─── Records for this task ───

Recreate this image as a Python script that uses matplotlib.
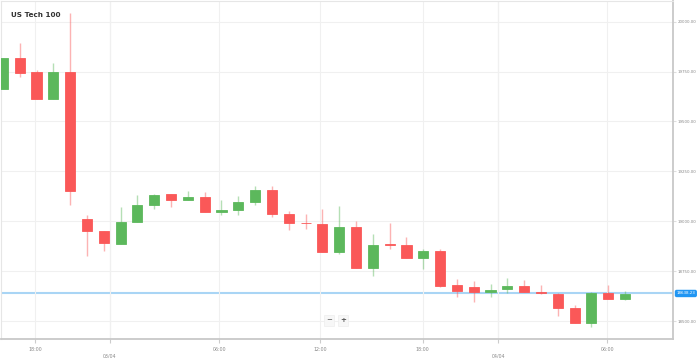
import numpy as np
import matplotlib
matplotlib.use("Agg")
import matplotlib.pyplot as plt

# hourly candles, US Tech 100, 02/04 evening -> 04/04 morning
opens = [19665, 19816, 19746, 19613, 19746, 19013, 18950, 18888, 18998, 19081,
         19136, 19105, 19123, 19046, 19055, 19095, 19155, 19036, 18993, 18988,
         18848, 18970, 18766, 18885, 18883, 18816, 18851, 18681, 18670, 18648,
         18660, 18678, 18647, 18638, 18565, 18488, 18643, 18613]
highs = [19816, 19891, 19760, 19795, 20041, 19033, 18950, 19071, 19130, 19135,
         19136, 19153, 19145, 19105, 19128, 19176, 19176, 19050, 19038, 19063,
         19076, 19003, 18935, 18991, 18921, 18863, 18863, 18713, 18700, 18688,
         18718, 18705, 18683, 18640, 18578, 18645, 18680, 18651]
lows = [19665, 19721, 19613, 19613, 19080, 18825, 18851, 18888, 18998, 19063,
        19071, 19105, 19045, 19030, 19030, 19080, 19021, 18955, 18961, 18848,
        18838, 18766, 18725, 18863, 18816, 18760, 18671, 18621, 18596, 18621,
        18641, 18645, 18638, 18526, 18488, 18468, 18613, 18605]
closes = [19816, 19741, 19613, 19746, 19153, 18950, 18891, 18998, 19081, 19133,
          19105, 19123, 19045, 19056, 19095, 19155, 19038, 18991, 18990, 18848,
          18971, 18766, 18883, 18880, 18816, 18851, 18676, 18653, 18648, 18658,
          18678, 18645, 18640, 18565, 18488, 18643, 18613, 18638]

last_price = 18638.23
price_label = "18638.23"

y_ticks = [18500, 18750, 19000, 19250, 19500, 19750, 20000]
# positions on the candle index axis (session break around midnight)
x_tick_pos = [1.9, 6.36, 12.87, 18.86, 24.97, 29.45, 35.95]
x_tick_labels = ["18:00", "\n03/04", "06:00", "12:00", "18:00", "\n04/04", "06:00"]

red = "#fa5858"
green = "#5cb85c"

fig = plt.figure(figsize=(6.99, 3.58), dpi=100)
ax = fig.add_axes([0.002, 0.053, 0.961, 0.945])

x = np.arange(len(opens))
o = np.array(opens)
c = np.array(closes)
up = c >= o
colors = [green if u else red for u in up]

ax.vlines(x, lows, highs, colors=colors, linewidth=1, alpha=0.45, zorder=2)
bottoms = np.minimum(o, c)
heights = np.maximum(np.abs(c - o), 3)
ax.bar(x, heights, bottom=bottoms, width=0.6, color=colors,
       edgecolor=colors, linewidth=0.6, zorder=3)

ax.axhline(last_price, color="#a9d5f5", linewidth=1.5, zorder=1)

ax.set_xlim(-0.09, 39.86)
ax.set_ylim(18410, 20105)

ax.set_yticks(y_ticks)
ax.set_yticklabels(["%.2f" % v for v in y_ticks])
ax.yaxis.tick_right()
ax.tick_params(axis="y", length=2, color="#dddddd", labelsize=2.9,
               labelcolor="#888888", pad=1)

ax.set_xticks(x_tick_pos)
ax.set_xticklabels(x_tick_labels)
ax.tick_params(axis="x", length=3, color="#cccccc", labelsize=3.4,
               labelcolor="#888888", pad=3)

ax.grid(True, color="#f0f0f0", linewidth=0.8, zorder=0)
for p in [6.36, 29.45]:
    ax.axvline(p, color="#e2e2e2", linewidth=0.8, zorder=0)

for side in ["left", "top"]:
    ax.spines[side].set_color("#e6e6e6")
    ax.spines[side].set_linewidth(0.8)
for side in ["bottom", "right"]:
    ax.spines[side].set_color("#c8c8c8")
    ax.spines[side].set_linewidth(1.3)

ax.text(0.015, 0.968, "US Tech 100", transform=ax.transAxes, fontsize=5.2,
        fontweight="bold", color="#333333", va="top", ha="left")

# price tag on the right axis
ax.text(1.005, last_price, price_label, transform=ax.get_yaxis_transform(),
        fontsize=2.9, color="white", va="center", ha="left",
        bbox=dict(boxstyle="round,pad=0.25,rounding_size=0.3",
                  facecolor="#2196f3", edgecolor="#2196f3"),
        clip_on=False)

# zoom buttons
ax.text(0.488, 0.055, "\u2212", transform=ax.transAxes, fontsize=5,
        color="#555555", ha="center", va="center",
        bbox=dict(boxstyle="square,pad=0.3", facecolor="#f7f7f7",
                  edgecolor="#eeeeee", linewidth=0.5))
ax.text(0.509, 0.055, "+", transform=ax.transAxes, fontsize=5,
        color="#555555", ha="center", va="center", fontweight="bold",
        bbox=dict(boxstyle="square,pad=0.3", facecolor="#f7f7f7",
                  edgecolor="#eeeeee", linewidth=0.5))

fig.savefig("out.png", dpi=100)
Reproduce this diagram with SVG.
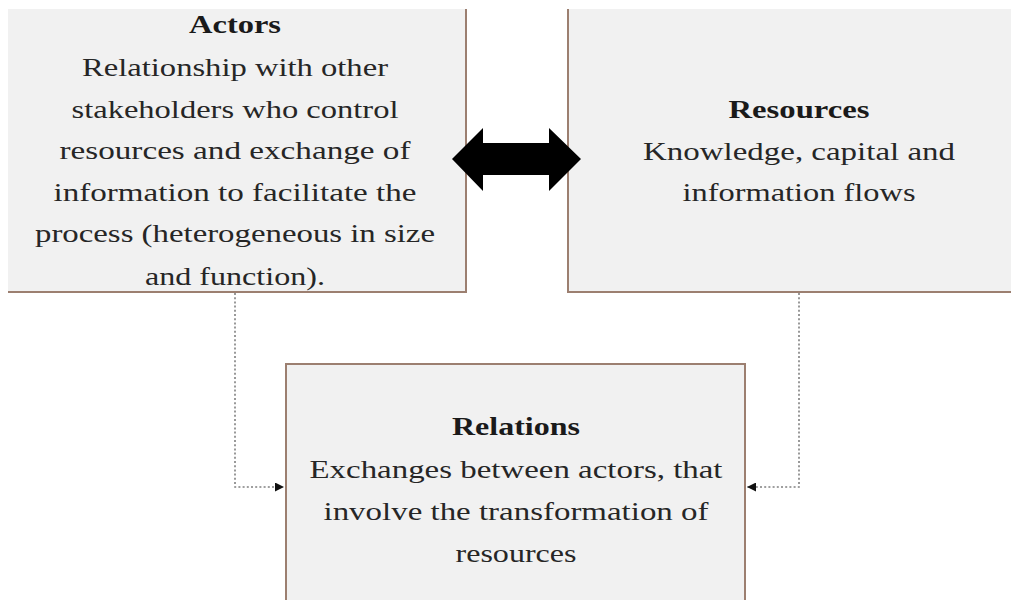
<svg xmlns="http://www.w3.org/2000/svg" width="1011" height="603" viewBox="0 0 1011 603">
  <style>
    .box { fill: #f1f1f1; }
    .edge { stroke: #9c7f70; stroke-width: 2; fill: none; }
    text { font-family: 'Liberation Serif', 'Times New Roman', Times, serif; font-size: 25.5px; text-anchor: middle; }
    .title { font-weight: bold; fill: #1a1a1a; }
    .body { fill: #262626; }
    .link { stroke: #808080; stroke-width: 1.6; stroke-dasharray: 2 2.2; fill: none; }
  </style>
  <defs>
    <marker id="tri" viewBox="0 0 10 10" refX="10" refY="5" markerWidth="10" markerHeight="9" markerUnits="userSpaceOnUse" orient="auto">
      <path d="M0,0 L10,5 L0,10 Z" fill="#111"/>
    </marker>
  </defs>

  <rect width="1011" height="603" fill="#ffffff"/>

  <!-- Actors -->
  <g id="actors">
    <rect class="box" x="8" y="9" width="458" height="283"/>
    <polyline class="edge" points="466,9 466,292 8,292"/>
    <text class="title" x="235" y="33" textLength="92" lengthAdjust="spacingAndGlyphs">Actors</text>
    <text class="body" x="235" y="76" textLength="306" lengthAdjust="spacingAndGlyphs">Relationship with other</text>
    <text class="body" x="235" y="118" textLength="327" lengthAdjust="spacingAndGlyphs">stakeholders who control</text>
    <text class="body" x="235" y="159" textLength="351" lengthAdjust="spacingAndGlyphs">resources and exchange of</text>
    <text class="body" x="235" y="201" textLength="363" lengthAdjust="spacingAndGlyphs">information to facilitate the</text>
    <text class="body" x="235" y="242" textLength="400" lengthAdjust="spacingAndGlyphs">process (heterogeneous in size</text>
    <text class="body" x="235" y="285" textLength="180" lengthAdjust="spacingAndGlyphs">and function).</text>
  </g>

  <!-- Resources -->
  <g id="resources">
    <rect class="box" x="568" y="9" width="443" height="283"/>
    <polyline class="edge" points="568,9 568,292 1011,292"/>
    <text class="title" x="799" y="118" textLength="141" lengthAdjust="spacingAndGlyphs">Resources</text>
    <text class="body" x="799" y="160" textLength="312" lengthAdjust="spacingAndGlyphs">Knowledge, capital and</text>
    <text class="body" x="799" y="201" textLength="233" lengthAdjust="spacingAndGlyphs">information flows</text>
  </g>

  <!-- Relations -->
  <g id="relations">
    <rect class="box" x="286" y="364" width="459" height="236"/>
    <polyline class="edge" points="286,600 286,364 745,364 745,600"/>
    <text class="title" x="516" y="435" textLength="128" lengthAdjust="spacingAndGlyphs">Relations</text>
    <text class="body" x="516" y="478" textLength="413" lengthAdjust="spacingAndGlyphs">Exchanges between actors, that</text>
    <text class="body" x="516" y="520" textLength="385" lengthAdjust="spacingAndGlyphs">involve the transformation of</text>
    <text class="body" x="516" y="562" textLength="121" lengthAdjust="spacingAndGlyphs">resources</text>
  </g>

  <!-- Connectors -->
  <g id="connectors">
    <!-- two-way block arrow between Actors and Resources -->
    <path d="M452,159 L483,128 L483,143 L549,143 L549,128 L581,159 L549,191 L549,175 L483,175 L483,191 Z" fill="#000"/>
    <!-- dotted elbows into Relations -->
    <polyline class="link" points="235,293 235,487 284,487" marker-end="url(#tri)"/>
    <polyline class="link" points="799,293 799,487 747,487" marker-end="url(#tri)"/>
  </g>
</svg>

───

:: Problem details ::
From the first line above to the line containing "import matplotlib.pyplot as plt", repeat each line exactly. Pictures stay out.

:: Complete response ::
Recreate this image as a Python script that uses matplotlib.
import numpy as np
import matplotlib
matplotlib.use("Agg")
import matplotlib.pyplot as plt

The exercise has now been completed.